begin

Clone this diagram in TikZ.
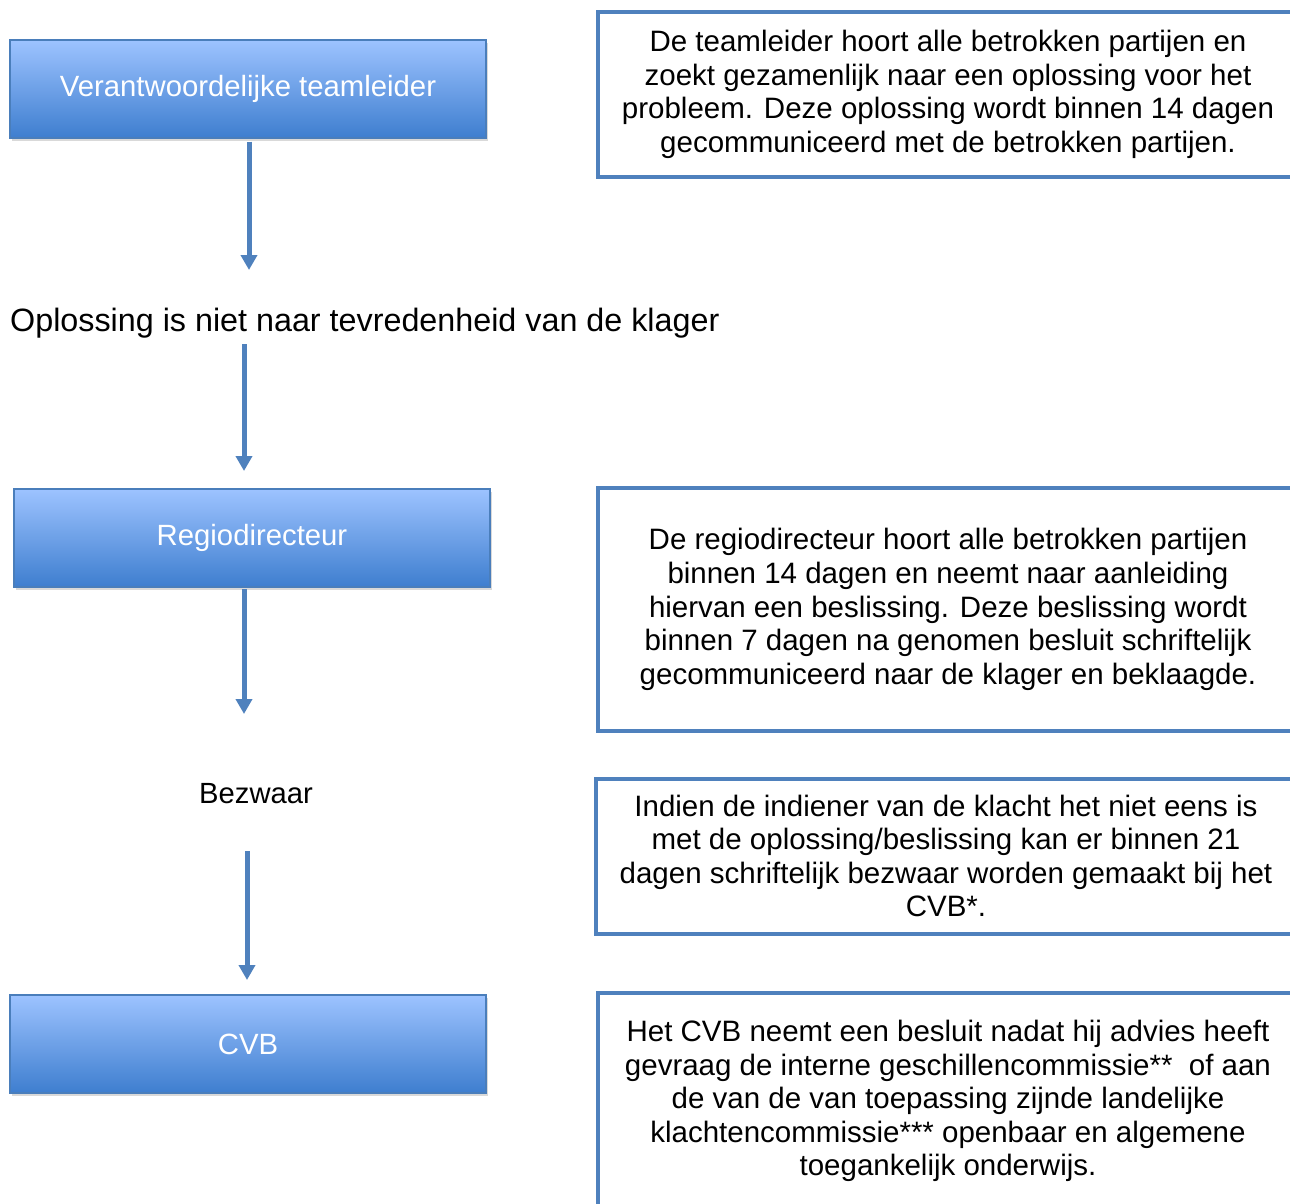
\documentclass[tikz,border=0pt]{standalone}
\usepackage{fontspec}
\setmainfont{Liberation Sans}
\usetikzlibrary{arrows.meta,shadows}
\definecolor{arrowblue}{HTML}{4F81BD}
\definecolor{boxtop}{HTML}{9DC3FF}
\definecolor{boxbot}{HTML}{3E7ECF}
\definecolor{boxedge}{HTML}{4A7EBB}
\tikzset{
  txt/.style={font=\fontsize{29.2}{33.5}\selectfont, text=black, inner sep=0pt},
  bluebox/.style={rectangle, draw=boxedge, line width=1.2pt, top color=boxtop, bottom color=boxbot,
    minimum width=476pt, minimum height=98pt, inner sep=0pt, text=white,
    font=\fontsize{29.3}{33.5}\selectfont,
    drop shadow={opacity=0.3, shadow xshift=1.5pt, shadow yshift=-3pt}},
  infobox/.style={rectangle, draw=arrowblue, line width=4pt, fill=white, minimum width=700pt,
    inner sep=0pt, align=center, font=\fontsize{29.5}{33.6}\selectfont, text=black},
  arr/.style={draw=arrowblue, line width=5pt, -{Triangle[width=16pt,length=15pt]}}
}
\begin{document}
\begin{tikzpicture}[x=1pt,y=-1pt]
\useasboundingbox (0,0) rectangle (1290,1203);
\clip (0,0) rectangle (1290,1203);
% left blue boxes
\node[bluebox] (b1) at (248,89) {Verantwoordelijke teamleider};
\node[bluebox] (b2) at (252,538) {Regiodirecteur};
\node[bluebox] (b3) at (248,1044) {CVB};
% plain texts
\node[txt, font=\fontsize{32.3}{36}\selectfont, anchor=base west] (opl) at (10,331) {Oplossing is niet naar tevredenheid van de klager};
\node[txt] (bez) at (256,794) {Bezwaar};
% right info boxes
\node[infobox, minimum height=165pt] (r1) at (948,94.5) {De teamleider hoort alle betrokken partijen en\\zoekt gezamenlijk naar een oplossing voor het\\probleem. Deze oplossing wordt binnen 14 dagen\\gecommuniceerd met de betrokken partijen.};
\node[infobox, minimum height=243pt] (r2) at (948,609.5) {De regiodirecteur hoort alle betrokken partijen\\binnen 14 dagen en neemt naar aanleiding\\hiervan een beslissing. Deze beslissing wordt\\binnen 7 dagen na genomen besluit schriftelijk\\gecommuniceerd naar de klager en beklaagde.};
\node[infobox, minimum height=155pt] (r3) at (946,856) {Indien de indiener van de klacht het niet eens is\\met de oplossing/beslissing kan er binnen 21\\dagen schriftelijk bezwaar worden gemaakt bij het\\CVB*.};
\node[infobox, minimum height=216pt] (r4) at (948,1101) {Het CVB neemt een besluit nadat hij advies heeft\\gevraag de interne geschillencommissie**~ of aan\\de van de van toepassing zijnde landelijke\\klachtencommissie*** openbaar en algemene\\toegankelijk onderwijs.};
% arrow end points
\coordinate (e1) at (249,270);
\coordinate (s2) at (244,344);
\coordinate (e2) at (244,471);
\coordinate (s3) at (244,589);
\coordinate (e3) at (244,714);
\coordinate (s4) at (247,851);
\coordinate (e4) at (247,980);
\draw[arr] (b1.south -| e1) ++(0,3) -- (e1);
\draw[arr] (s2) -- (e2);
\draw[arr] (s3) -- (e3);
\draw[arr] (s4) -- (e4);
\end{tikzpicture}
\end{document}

end

◆ **WORK TO DO**: Write out the listing above exactly as it stands, pictures excluded.

◆ **SOLVED EXERCISE**:
Clone this diagram in TikZ.
\documentclass[tikz,border=0pt]{standalone}
\usepackage{fontspec}
\setmainfont{Liberation Sans}
\usetikzlibrary{arrows.meta,shadows}
\definecolor{arrowblue}{HTML}{4F81BD}
\definecolor{boxtop}{HTML}{9DC3FF}
\definecolor{boxbot}{HTML}{3E7ECF}
\definecolor{boxedge}{HTML}{4A7EBB}
\tikzset{
  txt/.style={font=\fontsize{29.2}{33.5}\selectfont, text=black, inner sep=0pt},
  bluebox/.style={rectangle, draw=boxedge, line width=1.2pt, top color=boxtop, bottom color=boxbot,
    minimum width=476pt, minimum height=98pt, inner sep=0pt, text=white,
    font=\fontsize{29.3}{33.5}\selectfont,
    drop shadow={opacity=0.3, shadow xshift=1.5pt, shadow yshift=-3pt}},
  infobox/.style={rectangle, draw=arrowblue, line width=4pt, fill=white, minimum width=700pt,
    inner sep=0pt, align=center, font=\fontsize{29.5}{33.6}\selectfont, text=black},
  arr/.style={draw=arrowblue, line width=5pt, -{Triangle[width=16pt,length=15pt]}}
}
\begin{document}
\begin{tikzpicture}[x=1pt,y=-1pt]
\useasboundingbox (0,0) rectangle (1290,1203);
\clip (0,0) rectangle (1290,1203);
% left blue boxes
\node[bluebox] (b1) at (248,89) {Verantwoordelijke teamleider};
\node[bluebox] (b2) at (252,538) {Regiodirecteur};
\node[bluebox] (b3) at (248,1044) {CVB};
% plain texts
\node[txt, font=\fontsize{32.3}{36}\selectfont, anchor=base west] (opl) at (10,331) {Oplossing is niet naar tevredenheid van de klager};
\node[txt] (bez) at (256,794) {Bezwaar};
% right info boxes
\node[infobox, minimum height=165pt] (r1) at (948,94.5) {De teamleider hoort alle betrokken partijen en\\zoekt gezamenlijk naar een oplossing voor het\\probleem. Deze oplossing wordt binnen 14 dagen\\gecommuniceerd met de betrokken partijen.};
\node[infobox, minimum height=243pt] (r2) at (948,609.5) {De regiodirecteur hoort alle betrokken partijen\\binnen 14 dagen en neemt naar aanleiding\\hiervan een beslissing. Deze beslissing wordt\\binnen 7 dagen na genomen besluit schriftelijk\\gecommuniceerd naar de klager en beklaagde.};
\node[infobox, minimum height=155pt] (r3) at (946,856) {Indien de indiener van de klacht het niet eens is\\met de oplossing/beslissing kan er binnen 21\\dagen schriftelijk bezwaar worden gemaakt bij het\\CVB*.};
\node[infobox, minimum height=216pt] (r4) at (948,1101) {Het CVB neemt een besluit nadat hij advies heeft\\gevraag de interne geschillencommissie**~ of aan\\de van de van toepassing zijnde landelijke\\klachtencommissie*** openbaar en algemene\\toegankelijk onderwijs.};
% arrow end points
\coordinate (e1) at (249,270);
\coordinate (s2) at (244,344);
\coordinate (e2) at (244,471);
\coordinate (s3) at (244,589);
\coordinate (e3) at (244,714);
\coordinate (s4) at (247,851);
\coordinate (e4) at (247,980);
\draw[arr] (b1.south -| e1) ++(0,3) -- (e1);
\draw[arr] (s2) -- (e2);
\draw[arr] (s3) -- (e3);
\draw[arr] (s4) -- (e4);
\end{tikzpicture}
\end{document}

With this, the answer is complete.